Even though sports provide a sense of comfort and unity for ELL students, there are many barriers that make it difficult to get involved. Of the 30 ELL students surveyed, 70.4% of the students wish they played a sport, but 50% believe that it is difficult to join a West high sports team. Something as simple as completing the proper forms to practice presents a unique challenge for some ELL students’ families. 

“[ELL students] miss the tryouts because they didn’t get the physical, or they didn’t know whom to contact,” St. John said. “A lot of people don’t know how to navigate those things.”

An even bigger challenge is that, unfortunately, not all students feel comfortable even trying a sport. 

“There’s a lot of kids that don’t do sports because they probably don’t speak English, and they’re scared,” Nkolobise said. “They can’t express themselves.”

Gali Flores ’22, who helped guide an ELL student through this past soccer season, has a similar opinion from an outside perspective. 

“I think that for someone who doesn’t speak English, it’s much harder to join clubs and get out there,” Flores said. “They feel like they won’t be able to communicate with others, make friends or … fit in.”

I think that for someone who doesn’t speak English, it’s much harder to join clubs and get out there. They feel like they won’t be able to communicate with others, make friends or … fit in.”

— Gali Flores '22

Since communication is one of the most crucial aspects of playing a sport, a language barrier can prove to be challenging within the game. Flores used her Spanish to help guide an ELL teammate this past soccer season. 

“I definitely feel like it was hard for her and the other teammates because they’d [give directions], and she wouldn’t understand,” Flores said. “That was another challenging part of it.”

There are also more challenges to fitting in that extend beyond language. 

“When students come here from another country, they’re already like, ‘Oh my God, I feel different than everybody else,’” St.

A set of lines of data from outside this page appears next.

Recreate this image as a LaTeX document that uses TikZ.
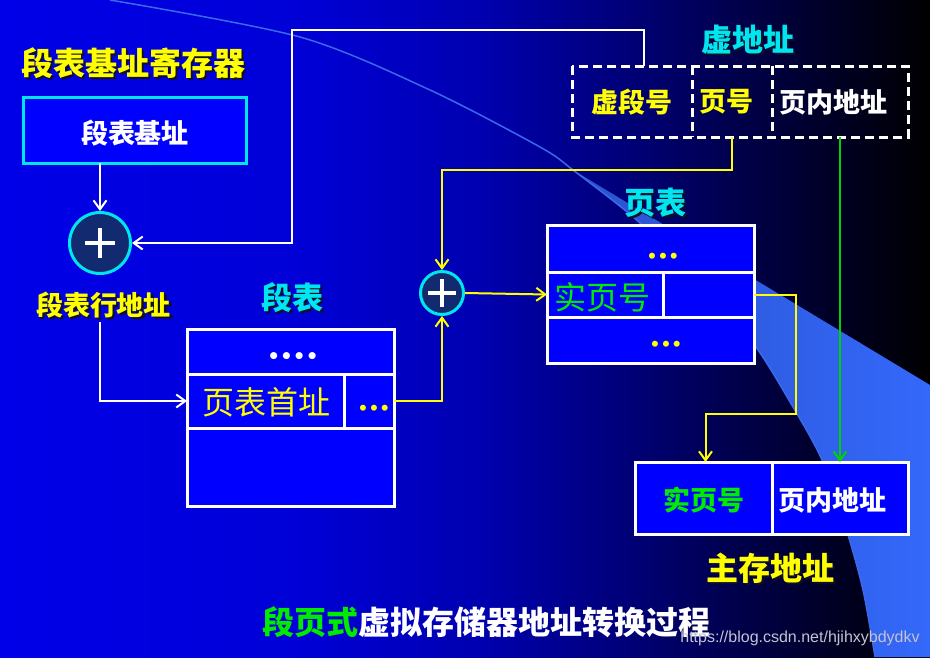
\documentclass[tikz,border=0pt]{standalone}
\usepackage{fontspec}
\newfontfamily\cjk{Noto Sans CJK SC}
\newfontfamily\dvs{DejaVu Sans}
\newfontfamily\wmfont{Liberation Sans}
\usetikzlibrary{arrows.meta}
\definecolor{bgA}{RGB}{0,0,232}
\definecolor{bgB}{RGB}{0,0,215}
\definecolor{bgC}{RGB}{0,0,175}
\definecolor{bgD}{RGB}{0,0,110}
\definecolor{bgE}{RGB}{0,0,50}
\definecolor{bgF}{RGB}{0,0,0}
\pgfdeclarehorizontalshading{bgshade}{100bp}{color(0bp)=(bgA); color(25bp)=(bgA); color(41bp)=(bgB); color(51bp)=(bgC); color(60bp)=(bgD); color(68bp)=(bgE); color(75bp)=(bgF); color(100bp)=(bgF)}
\definecolor{boxblue}{RGB}{0,0,255}
\definecolor{cyanT}{RGB}{0,230,240}
\definecolor{yel}{RGB}{255,255,0}
\definecolor{grn}{RGB}{0,235,0}
\definecolor{grnline}{RGB}{0,210,0}
\definecolor{circfill}{RGB}{18,42,112}
\definecolor{wedgeA}{RGB}{42,82,205}
\definecolor{wedgeB}{RGB}{52,104,250}
\definecolor{arcc}{RGB}{60,105,235}
\definecolor{shadowc}{RGB}{15,15,40}
\definecolor{wmc}{RGB}{195,195,210}
\newcommand\fs[1]{\fontsize{#1}{#1}\selectfont}
\newcommand\shtitle[5]{%
  \node[bt=#3, text=shadowc, xshift=2pt, yshift=-2pt] (#1s) at #2 {#5};
  \node[bt=#3, text=#4] (#1) at #2 {#5};}
\begin{document}
\begin{tikzpicture}[x=1pt,y=-1pt,
  >={Straight Barb[length=9pt,width=13pt]},
  cell/.style={draw=white, line width=3pt, fill=boxblue, inner sep=0pt, outer sep=0pt},
  vcell/.style={inner sep=0pt, outer sep=0pt},
  dashbox/.style={draw=white, line width=3pt, dash pattern=on 9pt off 5pt},
  bt/.style={font=\cjk\bfseries\fs{#1}, inner sep=0pt},
  rt/.style={font=\cjk\fs{#1}, inner sep=0pt},
  dotz/.style={font=\dvs\bfseries\fs{#1}, inner sep=0pt},
  plus/.style={circle, draw=cyanT, line width=3pt, fill=circfill, inner sep=0pt},
  wl/.style={draw=white, line width=2pt},
  yl/.style={draw=yel, line width=2pt},
  gl/.style={draw=grnline, line width=2pt}]
\useasboundingbox (0,0) rectangle (930,657);
% background
\shade[shading=bgshade] (0,0) rectangle (930,657);
\shade[left color=wedgeA, right color=wedgeB] plot[smooth] coordinates {(573,170) (640,223) (700,285) (753,343) (793,407) (822,460) (845,525) (863,590) (875,657)} -- (930,657) -- (930,385) -- cycle;
\draw[arcc, line width=1.5pt] plot[smooth] coordinates {(110,0) (300,37) (430,90) (540,147) (573,170) (640,223) (700,285) (753,343) (793,407) (822,460) (845,525) (863,590) (875,657)};

% titles
\shtitle{t1}{(133.5,63)}{32}{yel}{段表基址寄存器}
\shtitle{sl}{(103.5,305)}{27}{yel}{段表行地址}
\shtitle{t3}{(292.5,298)}{31}{cyanT}{段表}
\shtitle{t4}{(747.5,40)}{31}{cyanT}{虚地址}
\shtitle{t5}{(655,203)}{31}{cyanT}{页表}
\shtitle{t6}{(770,568)}{32}{yel}{主存地址}

% register box
\node[cell, draw=cyanT, minimum width=223pt, minimum height=66pt] (rb) at (134.5,130) {};
\node[bt=27, text=white] (rbt) at (135,133) {段表基址};

% adders
\node[plus, minimum size=61pt] (c1) at (100,243) {};
\draw[white, line width=4pt] ([xshift=-15pt]c1.center) -- ([xshift=15pt]c1.center) ([yshift=-15pt]c1.center) -- ([yshift=15pt]c1.center);
\node[plus, minimum size=43pt] (c2) at (442,293) {};
\draw[white, line width=4pt] ([xshift=-14pt]c2.center) -- ([xshift=14pt]c2.center) ([yshift=-14pt]c2.center) -- ([yshift=14pt]c2.center);

% segment table
\node[cell, minimum width=207pt, minimum height=45pt] (st1) at (290.5,351.5) {};
\node[cell, minimum width=157pt, minimum height=54pt] (st2a) at (265.5,401) {};
\node[cell, minimum width=50pt, minimum height=54pt] (st2b) at (369,401) {};
\node[cell, minimum width=207pt, minimum height=78pt] (st3) at (290.5,467) {};
\node[dotz=20, text=white] (st1d) at (293,358) {••••};
\node[rt=32, text=yel] (st2t) at (266,402) {页表首址};
\node[dotz=17, text=yel] (st2d) at (374,410) {•••};

% page table
\node[cell, minimum width=207pt, minimum height=47pt] (pt1) at (650.5,248.5) {};
\node[cell, minimum width=116pt, minimum height=45pt] (pt2a) at (605,294.5) {};
\node[cell, minimum width=91pt, minimum height=45pt] (pt2b) at (708.5,294.5) {};
\node[cell, minimum width=207pt, minimum height=46pt] (pt3) at (650.5,340) {};
\node[dotz=17, text=yel] (pt1d) at (663,258) {•••};
\node[rt=32, text=grn] (pt2t) at (602,297) {实页号};
\node[dotz=17, text=yel] (pt3d) at (666,346) {•••};

% virtual address (dashed)
\node[vcell, minimum width=120pt, minimum height=71pt] (va) at (632,101.5) {};
\node[vcell, minimum width=80pt, minimum height=71pt] (vb) at (732,101.5) {};
\node[vcell, minimum width=136pt, minimum height=71pt] (vc) at (840,101.5) {};
\draw[dashbox] (va.north west) rectangle (vc.south east);
\draw[dashbox] (va.north east) -- (va.south east) (vb.north east) -- (vb.south east);
\node[bt=27, text=yel] (vat) at (631.5,102) {虚段号};
\node[bt=27, text=yel] (vbt) at (726,102) {页号};
\node[bt=27, text=white] (vct) at (833,102) {页内地址};

% main memory address
\node[cell, minimum width=137pt, minimum height=72pt] (mm1) at (703.5,498) {};
\node[cell, minimum width=136pt, minimum height=72pt] (mm2) at (840,498) {};
\node[bt=27, text=grn] (mm1t) at (704,500) {实页号};
\node[bt=27, text=white] (mm2t) at (832,500) {页内地址};

% caption + watermark
\node[bt=32, text=white] (cap) at (486.5,622) {\textcolor{grn}{段页式}虚拟存储器地址转换过程};
\node[font=\wmfont\fs{16}, text=wmc, inner sep=0pt] (wm) at (800,638) {https://blog.csdn.net/hjihxybdydkv};

% connectors
\coordinate (wturn) at (292,30);
\coordinate (ycorner) at (796,414);
\draw[wl,->] (c1 |- rb.south) -- (c1.north);
\draw[wl,->] ([xshift=12pt]va.north) |- (wturn) |- (c1.east);
\draw[wl,->] ([yshift=-4pt]c1 |- sl.south) |- (st2a.west);
\draw[yl,->] (st2b.east) -| (c2.south);
\draw[yl,->] (vb.south) -- ++(0,33) -| (c2.north);
\draw[yl,->] (c2.east) -- (pt2a.west);
\draw[yl,->] (pt2b.east) -| (ycorner) -| ([xshift=2pt]mm1.north);
\draw[gl,->] (vc.south) -- (vc.south |- mm2.north);
\end{tikzpicture}
\end{document}
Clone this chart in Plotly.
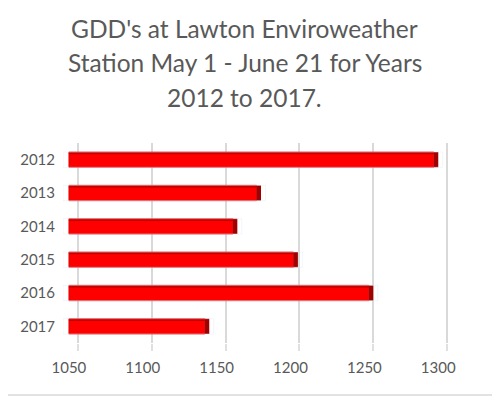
import plotly.graph_objects as go

years = ["2012", "2013", "2014", "2015", "2016", "2017"]
gdd = [1297, 1177, 1161, 1202, 1253, 1142]
tick_vals = [1050, 1100, 1150, 1200, 1250, 1300]
tick_text = ["1050", "1100", "1150", "1200", "1250", "1300"]
title_lines = ["GDD's at Lawton Enviroweather",
               "Station May 1 - June 21 for Years",
               "2012 to 2017."]

GRAY = "#595959"
FONT = "Lato"
BW = 0.46

fig = go.Figure()

# invisible trace to host the back-plane gridline axis
fig.add_trace(go.Bar(y=years, x=[v - 1040 for v in gdd], base=1040, orientation="h",
                     xaxis="x2", marker=dict(color="rgba(0,0,0,0)"),
                     hoverinfo="skip", showlegend=False, width=BW))

# main bar faces
fig.add_trace(go.Bar(y=years, x=[v - 1050 for v in gdd], base=1050, orientation="h",
                     marker=dict(color="#FF0000", line=dict(color="#D00000", width=0.8)),
                     width=BW, showlegend=False))
# top bevel strip
fig.add_trace(go.Bar(y=years, x=[v - 1050 for v in gdd], base=1050, orientation="h",
                     marker=dict(color="#C80000", line=dict(width=0)),
                     width=0.07, offset=-BW / 2, showlegend=False, hoverinfo="skip"))
# right end cap
fig.add_trace(go.Bar(y=years, x=[3.0] * len(gdd), base=gdd, orientation="h",
                     marker=dict(color="#A00000", line=dict(width=0)),
                     width=BW, showlegend=False, hoverinfo="skip"))

fig.update_layout(
    width=492, height=390,
    margin=dict(l=49, r=44, t=135, b=55),
    paper_bgcolor="white", plot_bgcolor="white",
    barmode="overlay",
    font=dict(family=FONT, color=GRAY),
    xaxis=dict(range=[1046, 1312], tickvals=tick_vals, ticktext=tick_text,
               showgrid=False, zeroline=False, showline=False, ticks="",
               tickfont=dict(size=15, color=GRAY, family=FONT),
               ticklabelstandoff=14),
    xaxis2=dict(range=[1040, 1306], overlaying="x", anchor="y", side="bottom",
                tickvals=tick_vals, showticklabels=False,
                showgrid=True, gridcolor="#D9D9D9", gridwidth=1.5,
                zeroline=False, showline=False,
                ticks="outside", ticklen=7, tickcolor="#E0E0E0", tickwidth=1.5),
    yaxis=dict(autorange="reversed", showgrid=False, zeroline=False, showline=False,
               ticks="", tickfont=dict(size=15, color=GRAY, family=FONT),
               ticklabelstandoff=7),
)

for i, line in enumerate(title_lines):
    fig.add_annotation(text=line, x=0.462, xref="paper", yref="paper",
                       y=0, yshift=315 - 34.5 * i,
                       xanchor="center", yanchor="middle", showarrow=False,
                       font=dict(size=24.5, color=GRAY, family=FONT))

fig.add_shape(type="line", xref="paper", yref="paper",
              x0=-0.2, x1=1.2, ysizemode="pixel", yanchor=0, y0=-52, y1=-52,
              line=dict(color="#D9D9D9", width=1.5))

fig.write_html("out.html")
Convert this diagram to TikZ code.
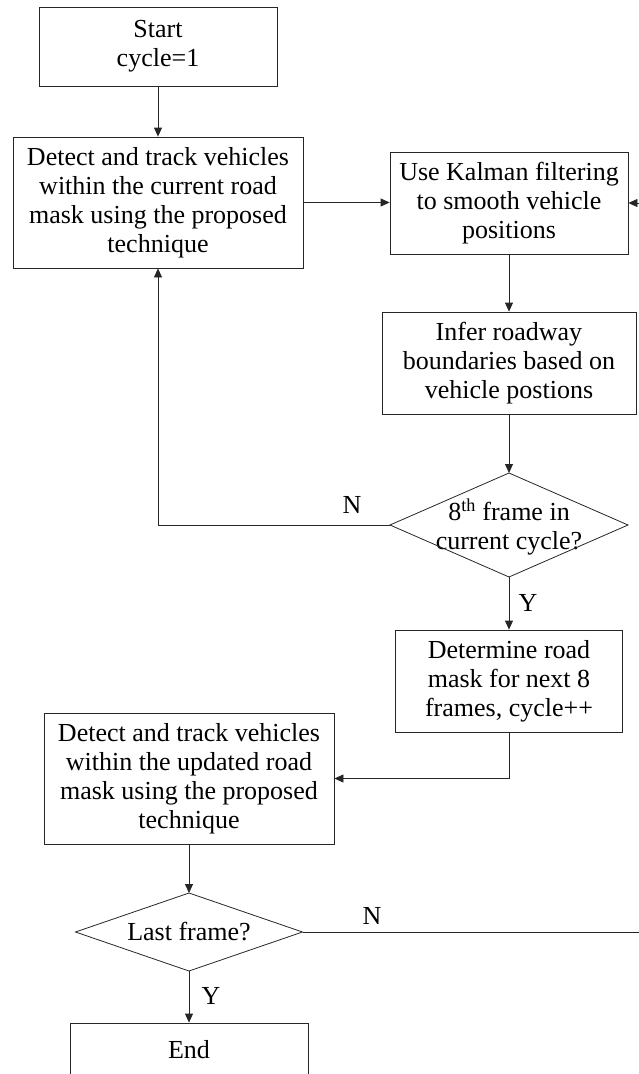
\documentclass[tikz,border=0pt]{standalone}
\usepackage{fontspec}
\setmainfont{Liberation Serif}
\usetikzlibrary{arrows.meta}
\begin{document}
\begin{tikzpicture}[x=1pt,y=-1pt,
  every node/.style={font=\fontsize{26}{29}\selectfont},
  stepbox/.style={draw=black!85,line width=0.8pt,align=center,inner sep=0pt},
  txt/.style={align=center,inner sep=0pt},
  link/.style={draw=black!85,line width=0.8pt},
  flow/.style={link,-{Triangle[length=9pt,width=8pt]}},
  lbl/.style={inner sep=0pt}
]
\useasboundingbox (0,0) rectangle (639,1074);
\clip (0,0) rectangle (639,1074);

% process boxes
\node[stepbox,minimum width=238,minimum height=79] (start) at (158,46.5) {Start\\cycle=1};
\node[stepbox,minimum width=290,minimum height=131] (det1) at (158,202.5)
  {Detect and track vehicles\\within the current road\\mask using the proposed\\technique};
\node[stepbox,minimum width=238,minimum height=102] (kal) at (509,203)
  {Use Kalman filtering\\to smooth vehicle\\positions};
\node[stepbox,minimum width=254,minimum height=102] (inf) at (509,363)
  {Infer roadway\\boundaries based on\\vehicle postions};
\node[stepbox,minimum width=227,minimum height=102] (det) at (509,681)
  {Determine road\\mask for next 8\\frames, cycle++};
\node[stepbox,minimum width=290,minimum height=131] (det2) at (189,778.5)
  {Detect and track vehicles\\within the updated road\\mask using the proposed\\technique};
\node[stepbox,minimum width=238,minimum height=54] (end) at (189,1050) {End};

% decisions
\node[txt] (d1) at (509,527) {8\textsuperscript{th} frame in\\current cycle?};
\coordinate (d1t) at (509,473);
\coordinate (d1b) at (509,577);
\coordinate (d1l) at (390,525);
\coordinate (d1r) at (628,525);
\draw[link] (d1t) -- (d1r) -- (d1b) -- (d1l) -- cycle;

\node[txt] (d2) at (189,932) {Last frame?};
\coordinate (d2t) at (189,893);
\coordinate (d2b) at (189,971);
\coordinate (d2l) at (75.5,932);
\coordinate (d2r) at (302.5,932);
\draw[link] (d2t) -- (d2r) -- (d2b) -- (d2l) -- cycle;

% helper points for bends and open ends
\coordinate (kin) at (639,203);
\coordinate (nturn) at (158,525);
\coordinate (dturn) at (509,778.5);
\coordinate (lastout) at (639,932);

% connectors
\draw[flow] (start.south) -- (det1.north);
\draw[flow] (det1.east) -- (det1.east -| kal.west);
\draw[flow] (kin) -- (kal.east);
\draw[flow] (kal.south) -- (inf.north);
\draw[flow] (inf.south) -- (d1t);
\draw[flow] (d1l) -- (nturn) -- (det1.south);
\draw[flow] (d1b) -- (det.north);
\draw[flow] (det.south) -- (dturn) -- (det2.east);
\draw[flow] (det2.south) -- (d2t);
\draw[link] (d2r) -- (lastout);
\draw[flow] (d2b) -- (end.north);

% branch labels
\node[lbl] (n1) at (352,505) {N};
\node[lbl] (y1) at (528,603) {Y};
\node[lbl] (n2) at (372,916) {N};
\node[lbl] (y2) at (211,996) {Y};
\end{tikzpicture}
\end{document}
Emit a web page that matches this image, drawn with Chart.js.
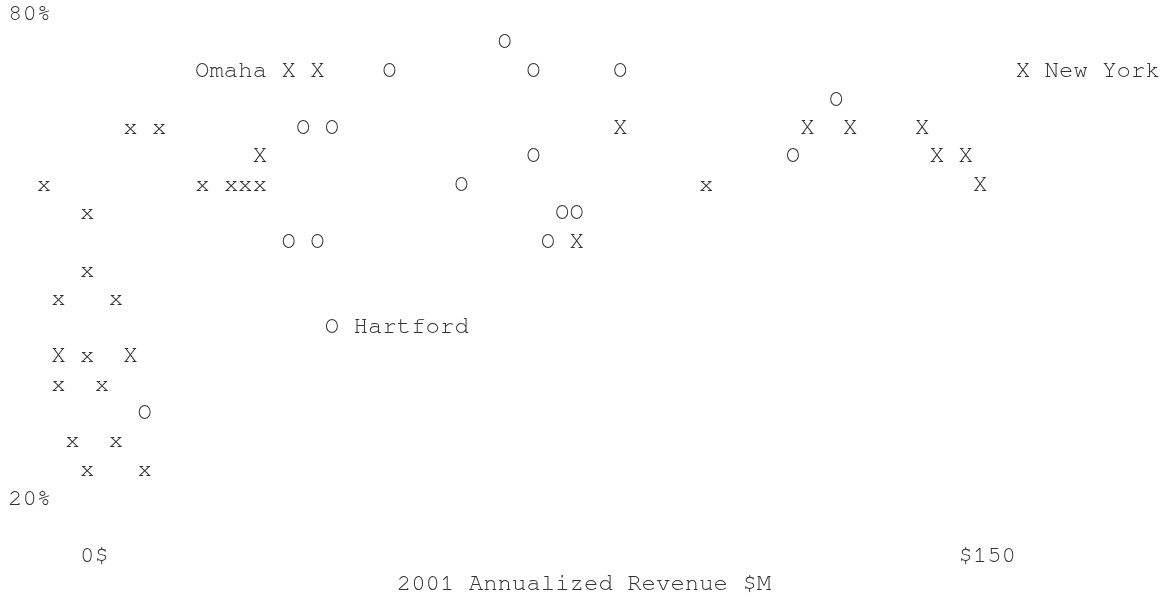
<!DOCTYPE html>
<html>
<head>
<meta charset="utf-8">
<script src="https://cdn.jsdelivr.net/npm/chart.js@4.4.1/dist/chart.umd.min.js"></script>
<style>
html,body{margin:0;padding:0;background:#ffffff;}
#wrap{width:1171px;height:603px;}
</style>
</head>
<body>
<div id="wrap"><canvas id="c" width="1171" height="603"></canvas></div>
<script>
// ---- tick labels / titles ----
const yTickValues = [80, 20];
const yTickLabels = ['80%', '20%'];
const xTickValues = [0, 150];
const xTickLabels = ['0$', '$150'];
const xAxisTitle = '2001 Annualized Revenue $M';

// ---- series "O" (revenue $M, margin %) ----
const oRevenue = [71.3, 51.6, 76.2, 91.0, 127.9, 36.9, 41.8, 76.2, 120.5, 63.9, 81.1, 83.6, 34.4, 39.3, 78.7, 41.8, 9.8];
const oMargin  = [76.5, 72.9, 72.9, 72.9, 69.4, 65.9, 65.9, 62.4, 62.4, 58.8, 55.3, 55.3, 51.8, 51.8, 51.8, 41.2, 30.6];
const oNames   = ['', '', '', '', '', '', '', '', '', '', '', '', '', '', '', 'Hartford', ''];

// ---- series "X" ----
const bigXRevenue = [34.4, 39.3, 159.8, 91.0, 123.0, 130.3, 142.6, 29.5, 145.1, 150.0, 152.5, 83.6, -4.9, 7.4];
const bigXMargin  = [72.9, 72.9, 72.9, 65.9, 65.9, 65.9, 65.9, 62.4, 62.4, 62.4, 58.8, 51.8, 37.6, 37.6];
const bigXNames   = ['Omaha', '', 'New York', '', '', '', '', '', '', '', '', '', '', ''];

// ---- series "x" ----
const smallXRevenue = [7.4, 12.3, -7.4, 19.7, 24.6, 27.0, 29.5, 105.7, 0.0, 0.0, -4.9, 4.9, 0.0, -4.9, 2.5, -2.5, 4.9, 0.0, 9.8];
const smallXMargin  = [65.9, 65.9, 58.8, 58.8, 58.8, 58.8, 58.8, 58.8, 55.3, 48.2, 44.7, 44.7, 37.6, 34.1, 34.1, 27.1, 27.1, 23.5, 23.5];

function toPoints(xs, ys) { return xs.map((x, i) => ({ x: x, y: ys[i] })); }

const FONT = "24px 'Nimbus Mono PS', 'Nimbus Mono L', 'Nimbus Mono', FreeMono, 'Courier 10 Pitch', 'Courier New', Courier, monospace";
const INK = '#333333';
const CHAR_W = 14.4;
const ROW_H = 28.5;
const BASE = 6.7;   // baseline offset below glyph centre

const asciiPlugin = {
  id: 'ascii',
  afterDatasetsDraw(chart, args, opts) {
    const ctx = chart.ctx;
    const xs = chart.scales.x, ys = chart.scales.y;
    ctx.save();
    ctx.font = FONT;
    ctx.fillStyle = INK;
    ctx.textBaseline = 'alphabetic';
    chart.data.datasets.forEach((ds, i) => {
      const meta = chart.getDatasetMeta(i);
      meta.data.forEach((el, j) => {
        ctx.textAlign = 'center';
        ctx.fillText(ds.glyph, el.x, el.y + BASE);
        const name = ds.names ? ds.names[j] : '';
        if (name) {
          ctx.textAlign = 'left';
          if ((opts.leftNames || []).includes(name)) {
            ctx.fillText(name, el.x - CHAR_W / 2 - (name.length + 1) * CHAR_W, el.y + BASE);
          } else {
            ctx.fillText(name, el.x + CHAR_W / 2 + CHAR_W, el.y + BASE);
          }
        }
      });
    });
    ctx.textAlign = 'left';
    yTickValues.forEach((v, i) => {
      ctx.fillText(yTickLabels[i], 8, ys.getPixelForValue(v) + BASE);
    });
    const yBottom = ys.getPixelForValue(yTickValues[yTickValues.length - 1]);
    xTickValues.forEach((v, i) => {
      ctx.fillText(xTickLabels[i], xs.getPixelForValue(v) - CHAR_W / 2, yBottom + 2 * ROW_H + BASE);
    });
    ctx.fillText(xAxisTitle, 8 + 27 * CHAR_W, yBottom + 3 * ROW_H + BASE);
    ctx.restore();
  }
};

const common = { pointRadius: 0, pointHoverRadius: 0, showLine: false };

new Chart(document.getElementById('c'), {
  type: 'scatter',
  data: {
    datasets: [
      Object.assign({ label: 'O', glyph: 'O', names: oNames, data: toPoints(oRevenue, oMargin) }, common),
      Object.assign({ label: 'X', glyph: 'X', names: bigXNames, data: toPoints(bigXRevenue, bigXMargin) }, common),
      Object.assign({ label: 'x', glyph: 'x', data: toPoints(smallXRevenue, smallXMargin) }, common)
    ]
  },
  options: {
    responsive: false,
    animation: false,
    events: [],
    devicePixelRatio: 1,
    layout: { padding: { left: 28.64, right: 29.72, top: 13.3, bottom: 24.45 } },
    scales: {
      x: { type: 'linear', min: -10, max: 180, display: false },
      y: { type: 'linear', min: 10, max: 80, display: false }
    },
    plugins: {
      legend: { display: false },
      tooltip: { enabled: false },
      ascii: { leftNames: ['Omaha'] }
    }
  },
  plugins: [asciiPlugin]
});
</script>
</body>
</html>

John said. “They don’t realize that they have the possibility to join a sport.”

For many sports, tight-knit communities already exist within the West team. Joining from the outside can make the process even more intimidating. 

Ben Nkolobise ’22 eyes the ball looking for a steal against Liberty on April 13. (Owen Aanestad)

“Many of [ELL student’s] teammates have grown up playing together,” Harding said. “It’s a challenge trying to break into some guys that are very familiar playing with each other and not so much familiar with you.” 

Being on a team extends beyond competing on the field. Group activities and spending time together are crucial to building the sense of community that brings teammates together. However, as Flores looks back on helping her teammate, she believes it is especially difficult for ELL students to get involved in team bonding.

“I definitely feel like she missed out on some stuff like team dinners and photos and such. Just gatherings that we would have because I feel like no one would really reach out to her on the team. So that was another challenging part of the language barrier through sports,” Flores said. 

Participating in sports comes with added responsibilities that can put stress on other aspects of student life. Nkolobise notes that school can be harder to manage when you’re in season, especially while also trying to learn a language.

“When you have sports after school, it might be hard to manage [learning English] and focus on school,” Nkolobise said. 

Along with academics at West, he has even more responsibilities that take up time and effort outside of school. For Martinez, finding this balance has been difficult but rewarding.

“I have a lot of siblings that I have to take care of, and there’s a lot of homework to get done. I have a lot of responsibilities,” Martinez said. “I found out how to manage that stuff and now I’m going to be able to play this year.”

Although participating in a sport can come with great challenges for ELL students, War believes it is worth it in the end. 

“It was scary at first… but throughout the season, you get comfortable with people,” War said. “It’s welcoming, and you can be yourself.”